Print word for word the first line of the listing below and every line after it, through the line with "urease_t4 = [1.12, 0.97, 0.77, 0.67, 0.74, 0.62, 0.685, 0.635]". Leave out the pictures and the rest.

┄┄┄┄┄┄┄┄┄┄┄┄┄┄┄┄┄┄┄┄

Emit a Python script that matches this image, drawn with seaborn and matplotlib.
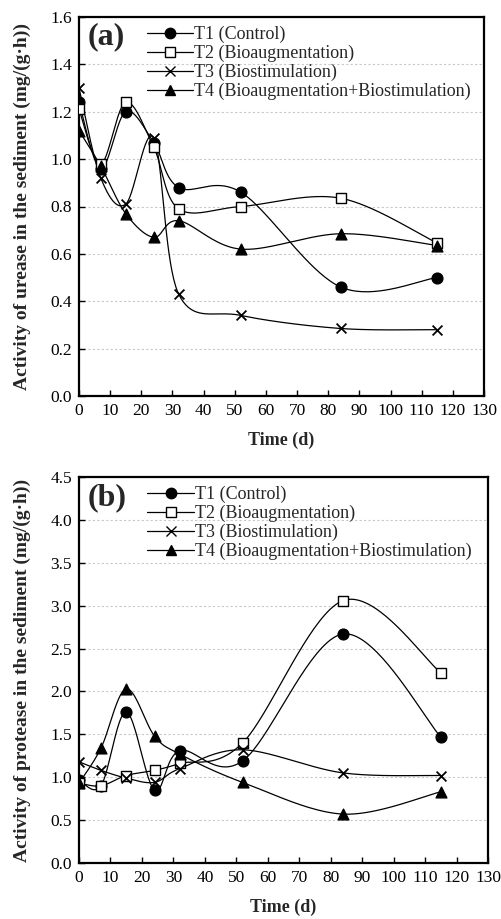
import numpy as np
import pandas as pd
import matplotlib
matplotlib.use("Agg")
import matplotlib.pyplot as plt
import seaborn as sns

days = [0, 7, 15, 24, 32, 52, 84, 115]
series_names = ["T1 (Control)", "T2 (Bioaugmentation)", "T3 (Biostimulation)",
                "T4 (Bioaugmentation+Biostimulation)"]

urease_t1 = [1.24, 0.96, 1.20, 1.07, 0.88, 0.86, 0.46, 0.50]
urease_t2 = [1.21, 0.98, 1.24, 1.05, 0.79, 0.80, 0.835, 0.645]
urease_t3 = [1.30, 0.92, 0.81, 1.09, 0.43, 0.34, 0.285, 0.28]
urease_t4 = [1.12, 0.97, 0.77, 0.67, 0.74, 0.62, 0.685, 0.635]

protease_t1 = [0.97, 0.90, 1.76, 0.85, 1.31, 1.19, 2.67, 1.47]
protease_t2 = [0.93, 0.90, 1.02, 1.08, 1.16, 1.40, 3.06, 2.22]
protease_t3 = [1.18, 1.08, 0.99, 0.94, 1.10, 1.32, 1.05, 1.02]
protease_t4 = [0.93, 1.34, 2.03, 1.48, 1.27, 0.94, 0.57, 0.83]

sns.set_theme(style="white")
plt.rcParams['font.family'] = ['Liberation Serif', 'DejaVu Serif']

markers = dict(zip(series_names, ['o', 's', 'x', '^']))
mfc = dict(zip(series_names, ['black', 'white', 'black', 'black']))


def smooth(xs, ys, sx, sy, n=40):
    # Bezier smoothing in scaled (pixel-like) space, used only to draw the curve
    P = np.column_stack([np.asarray(xs, float) * sx, np.asarray(ys, float) * sy])
    P = np.vstack([P[0], P, P[-1]])
    out = []
    for i in range(1, len(P) - 2):
        p0, p1, p2, p3 = P[i - 1], P[i], P[i + 1], P[i + 2]
        c1 = p1 + (p2 - p0) / 6.0
        c2 = p2 - (p3 - p1) / 6.0
        t = np.linspace(0, 1, n)[:, None]
        b = ((1 - t) ** 3) * p1 + 3 * ((1 - t) ** 2) * t * c1 + 3 * (1 - t) * t ** 2 * c2 + t ** 3 * p2
        if i > 1:
            b = b[1:]
        out.append(b)
    out = np.vstack(out)
    return out[:, 0] / sx, out[:, 1] / sy


fig = plt.figure(figsize=(5.01, 9.19), dpi=100)
ax1 = fig.add_axes([79 / 501, 1 - 396 / 919, (484 - 79) / 501, (396 - 17) / 919])
ax2 = fig.add_axes([79 / 501, 1 - 863 / 919, (488 - 79) / 501, (863 - 477) / 919])

panels = [
    (ax1, [urease_t1, urease_t2, urease_t3, urease_t4], 1.6, 0.2, "(a)",
     "Activity of urease in the sediment (mg/(g\u00b7h))"),
    (ax2, [protease_t1, protease_t2, protease_t3, protease_t4], 4.5, 0.5, "(b)",
     "Activity of protease in the sediment (mg/(g\u00b7h))"),
]

for ax, data, ymax, ystep, tag, ylabel in panels:
    bbox = ax.get_position()
    wpx = bbox.width * 501
    hpx = bbox.height * 919
    sx = wpx / 130.0
    sy = hpx / ymax
    for name, vals in zip(series_names, data):
        cx, cy = smooth(days, vals, sx, sy)
        sns.lineplot(x=cx, y=cy, ax=ax, color='black', lw=0.9, sort=False,
                     estimator=None, legend=False)
    for name, vals in zip(series_names, data):
        sns.scatterplot(x=days, y=vals, ax=ax, marker=markers[name],
                        s=60 if markers[name] != 'x' else 50,
                        color=mfc[name], edgecolor='black',
                        linewidth=1.0 if markers[name] != 'x' else 1.3,
                        zorder=5, legend=False)
    ax.set_xlim(0, 130)
    ax.set_ylim(0, ymax)
    ax.set_xticks(np.arange(0, 131, 10))
    yt = np.arange(0, ymax + 1e-9, ystep)
    ax.set_yticks(yt)
    ax.set_yticklabels([f"{v:.1f}" for v in yt])
    ax.tick_params(axis='both', direction='in', length=4, width=1.0, labelsize=12.5,
                   colors='black', pad=5)
    ax.tick_params(axis='both', bottom=True, left=True)
    for sp in ax.spines.values():
        sp.set_color('black')
        sp.set_linewidth(1.6)
    ax.yaxis.grid(True, color='#c8c8c8', linestyle=(0, (2, 2)), lw=0.8)
    ax.xaxis.grid(False)
    ax.set_axisbelow(True)
    ax.set_xlabel("Time (d)", fontsize=13, fontweight='bold', labelpad=9)
    ax.set_ylabel(ylabel, fontsize=14, fontweight='bold')
    ax.yaxis.set_label_coords(-48 / wpx, 0.5)
    ax.text(0.022, 0.985, tag, transform=ax.transAxes, fontsize=23,
            fontweight='bold', va='top', ha='left')
    handles = [plt.Line2D([], [], color='black', lw=0.9, marker=markers[n],
                          markersize=7.5, markerfacecolor=mfc[n],
                          markeredgecolor='black', markeredgewidth=1.0)
               for n in series_names]
    ax.legend(handles, series_names, loc='upper left',
              bbox_to_anchor=(0.14, 1.0 + 2 / hpx), frameon=False, fontsize=13,
              handlelength=2.6, handletextpad=0.05, labelspacing=0.1,
              borderaxespad=0.2)

fig.savefig("out.png", dpi=100)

┄┄┄┄┄┄┄┄┄┄┄┄┄┄┄┄┄┄┄┄

#### [SOLUTION]
Emit a Python script that matches this image, drawn with seaborn and matplotlib.
import numpy as np
import pandas as pd
import matplotlib
matplotlib.use("Agg")
import matplotlib.pyplot as plt
import seaborn as sns

days = [0, 7, 15, 24, 32, 52, 84, 115]
series_names = ["T1 (Control)", "T2 (Bioaugmentation)", "T3 (Biostimulation)",
                "T4 (Bioaugmentation+Biostimulation)"]

urease_t1 = [1.24, 0.96, 1.20, 1.07, 0.88, 0.86, 0.46, 0.50]
urease_t2 = [1.21, 0.98, 1.24, 1.05, 0.79, 0.80, 0.835, 0.645]
urease_t3 = [1.30, 0.92, 0.81, 1.09, 0.43, 0.34, 0.285, 0.28]
urease_t4 = [1.12, 0.97, 0.77, 0.67, 0.74, 0.62, 0.685, 0.635]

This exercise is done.